The longstanding home-seller’s exemption has shielded most of the profits made in home sales from capital gains taxes. Since 1997, Americans have not had to pay tax on profits made in home sales up to $500,000. The Biden administrations proposed tax legislation would remove this exemption for some homeowners.

The home-seller’s exemption shields sellers from paying corporate gains taxes on most of the income made from selling homes. It shields $250,000 of profit for a single home seller or up to $500,000 for a couple filing jointly. Any profit made on the home sale in excess of the $250,000/$500,000 cap is tacked at standard corporate gains tax rates, depending on the seller’s income. For most Americans, this exemption is probably one of the biggest tax breaks they’ll get in their lives, as most homes sell within the $250,000/$500,000 limit.

Like most things involving the IRS, the exemption can get extremely complicated in its particular application. There are different rules surrounding the length of residency in the home and whether or not certain improvements contribute to the baseline value of the home for purposes of the exemption. The exemption also has some differences in community-property states, such as Texas, California, and Wisconsin.

The Biden administration’s new legislation comes at a time when the median profit on homes in the United States is rising. In the First Quarter of 2021, the median profit on a home sale in the United States was $70,050, up from $55,750 in Q1 2020. In some communities, especially in California, the median profit is much higher. The record is in the San Jose-Sunnyvale-Santa Clara metro area, where the median profit this quarter was $575,000 according to research from Attom Data Solutions.

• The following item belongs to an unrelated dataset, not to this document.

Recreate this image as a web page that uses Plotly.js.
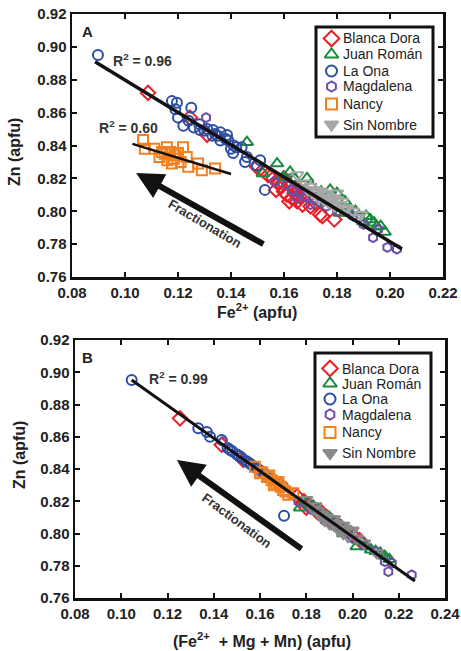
<!DOCTYPE html>
<html><head><meta charset="utf-8">
<script src="https://cdn.plot.ly/plotly-3.0.1.min.js"></script>
<style>body{margin:0;background:#fff}#c{width:461px;height:651px}</style>
</head><body><div id="c"></div>
<script>
// ---------- Panel A data: Zn vs Fe2+ ----------
const seriesNames = ["Blanca Dora", "Juan Román", "La Ona", "Magdalena", "Nancy", "Sin Nombre"];

const aBlancaX = [0.1087,0.1245,0.1310,0.1498,0.1520,0.1540,0.1560,0.1570,0.1580,0.1590,0.1600,0.1610,0.1620,0.1630,0.1640,0.1650,0.1660,0.1670,0.1680,0.1700,0.1720,0.1736,0.1790,0.1600,0.1640,0.1580,0.1620,0.1660,0.1745];
const aBlancaY = [0.872,0.857,0.8465,0.827,0.825,0.822,0.820,0.813,0.818,0.815,0.812,0.810,0.816,0.808,0.811,0.806,0.809,0.804,0.812,0.803,0.805,0.798,0.795,0.820,0.814,0.817,0.806,0.813,0.797];
const aJuanX = [0.1460,0.1520,0.1574,0.1597,0.1623,0.1640,0.1687,0.1700,0.1740,0.1774,0.1800,0.1810,0.1830,0.1849,0.1870,0.1898,0.1910,0.1925,0.1940,0.1950,0.1965,0.1980,0.1760,0.1820];
const aJuanY = [0.842,0.823,0.829,0.8208,0.824,0.820,0.820,0.816,0.812,0.813,0.811,0.799,0.806,0.799,0.800,0.7938,0.797,0.795,0.793,0.7905,0.791,0.7874,0.806,0.803];
const aOnaX = [0.0898,0.1177,0.1196,0.1250,0.1190,0.1200,0.1220,0.1260,0.1283,0.1300,0.1332,0.1340,0.1350,0.1360,0.1385,0.1380,0.1390,0.1408,0.1410,0.1420,0.1440,0.1453,0.1460,0.1498,0.1510,0.1528,0.1280,0.1330,0.1360,0.1400,0.1240,0.1310];
const aOnaY = [0.895,0.867,0.866,0.863,0.862,0.857,0.852,0.851,0.8494,0.849,0.8494,0.847,0.846,0.848,0.8464,0.844,0.843,0.8355,0.840,0.839,0.839,0.830,0.833,0.828,0.831,0.813,0.853,0.846,0.843,0.838,0.855,0.850];
const aMagX = [0.1306,0.1566,0.1610,0.1630,0.1660,0.1680,0.1710,0.1740,0.1760,0.1800,0.1860,0.1900,0.1936,0.1955,0.1990,0.2026,0.1650,0.1700];
const aMagY = [0.857,0.818,0.816,0.813,0.811,0.809,0.807,0.805,0.803,0.800,0.797,0.792,0.784,0.789,0.778,0.777,0.808,0.804];
const aNancyX = [0.1068,0.1075,0.1110,0.1130,0.1158,0.1160,0.1177,0.1190,0.1200,0.1219,0.1233,0.1239,0.1276,0.1290,0.1340,0.1150,0.1170,0.1210,0.1140,0.1185];
const aNancyY = [0.8434,0.838,0.838,0.833,0.839,0.831,0.829,0.834,0.8354,0.839,0.833,0.827,0.829,0.825,0.826,0.835,0.836,0.830,0.836,0.832];
const aSinX = [0.1650,0.1680,0.1700,0.1720,0.1740,0.1760,0.1780,0.1800,0.1820,0.1838,0.1860,0.1875,0.1890,0.1710,0.1730,0.1750,0.1770,0.1790,0.1810,0.1830,0.1690,0.1750,0.1780,0.1800];
const aSinY = [0.822,0.817,0.815,0.813,0.812,0.810,0.808,0.811,0.806,0.802,0.800,0.796,0.798,0.811,0.808,0.807,0.805,0.803,0.804,0.801,0.813,0.811,0.806,0.807];
const aFitAllX = [0.0887,0.2045];
const aFitAllY = [0.891,0.777];
const aFitNancyX = [0.1028,0.1400];
const aFitNancyY = [0.841,0.8227];
const aArrowFrom = [0.1528,0.7795];
const aArrowTo = [0.1042,0.8233];

// ---------- Panel B data: Zn vs (Fe2+ + Mg + Mn) ----------
const bBlancaX = [0.1254,0.1434,0.1528,0.1760,0.1790,0.1810,0.1830,0.1850,0.1870,0.1890,0.1910,0.1930,0.1950,0.1970,0.2000,0.2030,0.1800,0.1860,0.1900];
const bBlancaY = [0.8714,0.855,0.8456,0.823,0.820,0.818,0.816,0.813,0.812,0.810,0.807,0.806,0.804,0.802,0.799,0.796,0.816,0.814,0.809];
const bJuanX = [0.1773,0.1800,0.1830,0.1850,0.1880,0.1900,0.1950,0.1980,0.2018,0.2040,0.2060,0.2080,0.2100,0.2120,0.2140,0.2160,0.1960];
const bJuanY = [0.816,0.819,0.817,0.815,0.811,0.810,0.804,0.801,0.792,0.795,0.792,0.790,0.789,0.788,0.786,0.784,0.800];
const bOnaX = [0.1045,0.1333,0.1370,0.1384,0.1434,0.1460,0.1480,0.1500,0.1520,0.1540,0.1560,0.1580,0.1600,0.1620,0.1640,0.1660,0.1680,0.1700,0.1704,0.1470,0.1510,0.1550,0.1590,0.1630];
const bOnaY = [0.8952,0.8652,0.863,0.860,0.858,0.853,0.851,0.849,0.847,0.845,0.843,0.841,0.839,0.837,0.835,0.833,0.831,0.829,0.811,0.852,0.848,0.844,0.840,0.836];
const bMagX = [0.1440,0.1766,0.1820,0.1860,0.1900,0.1940,0.1980,0.2000,0.2050,0.2100,0.2140,0.2155,0.2170,0.2256,0.1880,0.1960];
const bMagY = [0.857,0.8198,0.815,0.812,0.807,0.803,0.800,0.797,0.793,0.789,0.7825,0.7763,0.7817,0.7743,0.808,0.802];
const bNancyX = [0.1578,0.1600,0.1630,0.1650,0.1670,0.1690,0.1700,0.1722,0.1744,0.1610,0.1660,0.1680,0.1710,0.1640];
const bNancyY = [0.8414,0.8373,0.835,0.833,0.831,0.829,0.827,0.824,0.825,0.838,0.830,0.832,0.826,0.836];
const bSinX = [0.1800,0.1830,0.1850,0.1870,0.1890,0.1910,0.1930,0.1950,0.1970,0.1990,0.2018,0.2050,0.2105,0.1860,0.1880,0.1900,0.1920,0.1940,0.1960,0.1980,0.1840,0.1920,0.1960,0.2000];
const bSinY = [0.821,0.815,0.814,0.812,0.810,0.809,0.806,0.805,0.803,0.801,0.797,0.794,0.788,0.811,0.808,0.806,0.805,0.802,0.800,0.798,0.817,0.809,0.805,0.802];
const bFitX = [0.1045,0.2270];
const bFitY = [0.8952,0.7705];
const bArrowFrom = [0.1786,0.7898];
const bArrowTo = [0.1241,0.8456];

const xTicksA = [0.08,0.10,0.12,0.14,0.16,0.18,0.20,0.22];
const xTicksB = [0.08,0.10,0.12,0.14,0.16,0.18,0.20,0.22,0.24];
const yTicks = [0.76,0.78,0.80,0.82,0.84,0.86,0.88,0.90,0.92];

const styles = [
  {symbol:'diamond-open', color:'#e8202a', size:11},
  {symbol:'triangle-up-open', color:'#1b8a3e', size:11},
  {symbol:'circle-open', color:'#2e4da3', size:10},
  {symbol:'hexagon-open', color:'#6e4ea5', size:9},
  {symbol:'square-open', color:'#f2801f', size:10},
  {symbol:'triangle-down-open', color:'#a8a8a8', size:11}
];
const FONT = 'Arial, "Liberation Sans", sans-serif';
const W = 461, H = 651;

function mk(x, y, i, xa, ya, colorOverride) {
  const s = styles[i];
  const c = colorOverride || s.color;
  return {x:x, y:y, type:'scatter', mode:'markers', name:seriesNames[i], showlegend:false,
    xaxis:xa, yaxis:ya, cliponaxis:true,
    marker:{symbol:s.symbol, size:s.size, color:c, line:{width:2, color:c}}};
}
function fit(x, y, xa, ya, w) {
  return {x:x, y:y, type:'scatter', mode:'lines', showlegend:false, xaxis:xa, yaxis:ya,
    line:{color:'#111', width:w}, hoverinfo:'skip'};
}

// custom legends (pixel-unit helper axes placed over the legend boxes)
const legA = {box:[316,27,433,137], rows:[38.5,54.5,71,86.5,104,124.5], mx:331.5, tx:341};
const legB = {box:[315,353,431,467], rows:[368.5,383.5,399,414.5,432.5,453], mx:330, tx:340};
function legendTraces(L, xa, ya, sinColor) {
  return seriesNames.map((n,i) => {
    const s = styles[i];
    const c = (i===5 && sinColor) ? sinColor : s.color;
    const sym = i===5 ? 'triangle-down' : s.symbol;
    return {x:[L.mx], y:[L.rows[i]], type:'scatter', mode:'markers', showlegend:false, xaxis:xa, yaxis:ya,
      marker:{symbol:sym, size:i===5?12:(s.size+1), color:c, line:{width:2, color:c}}, hoverinfo:'skip'};
  });
}
function legendAnnots(L) {
  return seriesNames.map((n,i) => ({xref:'paper', yref:'paper', x:L.tx/W, y:(H-L.rows[i])/H,
    xanchor:'left', yanchor:'middle', text:n, showarrow:false, font:{family:FONT, size:14, color:'#222'}}));
}
function legendAxes(L) {
  return [
    {domain:[L.box[0]/W, L.box[2]/W], range:[L.box[0], L.box[2]], visible:false, fixedrange:true},
    {domain:[(H-L.box[3])/H, (H-L.box[1])/H], range:[L.box[3], L.box[1]], visible:false, fixedrange:true}
  ];
}

const data = [
  mk(aBlancaX,aBlancaY,0,'x','y'),
  mk(aJuanX,aJuanY,1,'x','y'),
  mk(aOnaX,aOnaY,2,'x','y'),
  mk(aMagX,aMagY,3,'x','y'),
  mk(aNancyX,aNancyY,4,'x','y'),
  mk(aSinX,aSinY,5,'x','y'),
  fit(aFitAllX,aFitAllY,'x','y',3.5),
  fit(aFitNancyX,aFitNancyY,'x','y',2.5),
  mk(bBlancaX,bBlancaY,0,'x2','y2'),
  mk(bJuanX,bJuanY,1,'x2','y2'),
  mk(bOnaX,bOnaY,2,'x2','y2'),
  mk(bMagX,bMagY,3,'x2','y2'),
  mk(bNancyX,bNancyY,4,'x2','y2'),
  mk(bSinX,bSinY,5,'x2','y2','#8a8a8a'),
  fit(bFitX,bFitY,'x2','y2',3)
].concat(legendTraces(legA,'x3','y3',null), legendTraces(legB,'x4','y4','#8a8a8a'));

const axBase = {showline:true, linewidth:2.5, linecolor:'#111', mirror:'ticks', ticks:'inside',
  ticklen:5, tickwidth:2, tickcolor:'#111', showgrid:false, zeroline:false, automargin:false,
  tickfont:{family:FONT, size:15, color:'#222', weight:'bold'}, tickformat:'.2f', fixedrange:true};

const la = legendAxes(legA), lb = legendAxes(legB);
function txt(x, y, t, size, extra) {
  return Object.assign({xref:'paper', yref:'paper', x:x/W, y:(H-y)/H, text:t, showarrow:false,
    xanchor:'center', yanchor:'middle', font:{family:FONT, size:size, color:'#222'}}, extra||{});
}
function box(L) {
  return {type:'rect', xref:'paper', yref:'paper', x0:L.box[0]/W, x1:L.box[2]/W, y0:(H-L.box[3])/H, y1:(H-L.box[1])/H,
    line:{color:'#111', width:3}, fillcolor:'rgba(255,255,255,0)', layer:'above'};
}

const layout = {
  width:W, height:H, margin:{l:0,r:0,t:0,b:0}, paper_bgcolor:'#fff', plot_bgcolor:'rgba(0,0,0,0)',
  showlegend:false,
  xaxis:Object.assign({}, axBase, {domain:[72/W,443/W], range:[0.08,0.22], tickvals:xTicksA, anchor:'y'}),
  yaxis:Object.assign({}, axBase, {domain:[(H-277)/H,(H-14)/H], range:[0.76,0.92], tickvals:yTicks, anchor:'x'}),
  xaxis2:Object.assign({}, axBase, {domain:[75/W,445/W], range:[0.08,0.24], tickvals:xTicksB, anchor:'y2'}),
  yaxis2:Object.assign({}, axBase, {domain:[(H-598)/H,(H-340)/H], range:[0.76,0.92], tickvals:yTicks, anchor:'x2'}),
  xaxis3:Object.assign({anchor:'y3'}, la[0]), yaxis3:Object.assign({anchor:'x3'}, la[1]),
  xaxis4:Object.assign({anchor:'y4'}, lb[0]), yaxis4:Object.assign({anchor:'x4'}, lb[1]),
  shapes:[box(legA), box(legB)],
  annotations:[
    txt(87,32,'<b>A</b>',15),
    txt(87,357,'<b>B</b>',15),
    txt(111,60,'<b>R<sup>2</sup> = 0.96</b>',14,{xanchor:'left', font:{family:FONT,size:14,color:'#333'}}),
    txt(97,127,'<b>R<sup>2</sup> = 0.60</b>',14,{xanchor:'left', font:{family:FONT,size:14,color:'#333'}}),
    txt(147,378,'<b>R<sup>2</sup> = 0.99</b>',14,{xanchor:'left', font:{family:FONT,size:14,color:'#333'}}),
    txt(15,152,'<b>Zn (apfu)</b>',16,{textangle:-90}),
    txt(19,455,'<b>Zn (apfu)</b>',16,{textangle:-90}),
    txt(257,311,'<b>Fe<sup>2+</sup> (apfu)</b>',16),
    txt(262,640,'<b>(Fe<sup>2+</sup>  + Mg + Mn) (apfu)</b>',16),
    {xref:'x', yref:'y', axref:'x', ayref:'y', x:aArrowTo[0], y:aArrowTo[1], ax:aArrowFrom[0], ay:aArrowFrom[1], text:'', showarrow:true,
      arrowhead:2, arrowsize:0.9, arrowwidth:6, arrowcolor:'#111', standoff:0},
    {xref:'x2', yref:'y2', axref:'x2', ayref:'y2', x:bArrowTo[0], y:bArrowTo[1], ax:bArrowFrom[0], ay:bArrowFrom[1], text:'', showarrow:true,
      arrowhead:2, arrowsize:0.9, arrowwidth:6, arrowcolor:'#111', standoff:0},
    txt(205,223,'<b>Fractionation</b>',13,{textangle:30.6, font:{family:FONT,size:13,color:'#333'}}),
    txt(237,520,'<b>Fractionation</b>',13,{textangle:36.5, font:{family:FONT,size:13,color:'#333'}})
  ].concat(legendAnnots(legA), legendAnnots(legB))
};
Plotly.newPlot('c', data, layout, {staticPlot:true, displayModeBar:false});
</script></body></html>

While Joe Biden’s proposed legislation will keep the home-seller’s exemption largely intact, it will remove the credit for certain homeowners. In particular, sellers with an annual income greater than $1 million would have to pay a 43.4% on home sales, even where the gain was lower than $250,000/$500,000.

Provided that the sellers do not have an income in excess of $1 million, the proposed change does not affect the corporate gains tax already in place for home sales not covered by the exemption. These are taxed at a maximum of 23.8%. With the possibility of inflation, however, this exemption could become much less widely applicable, especially with the proposed changes.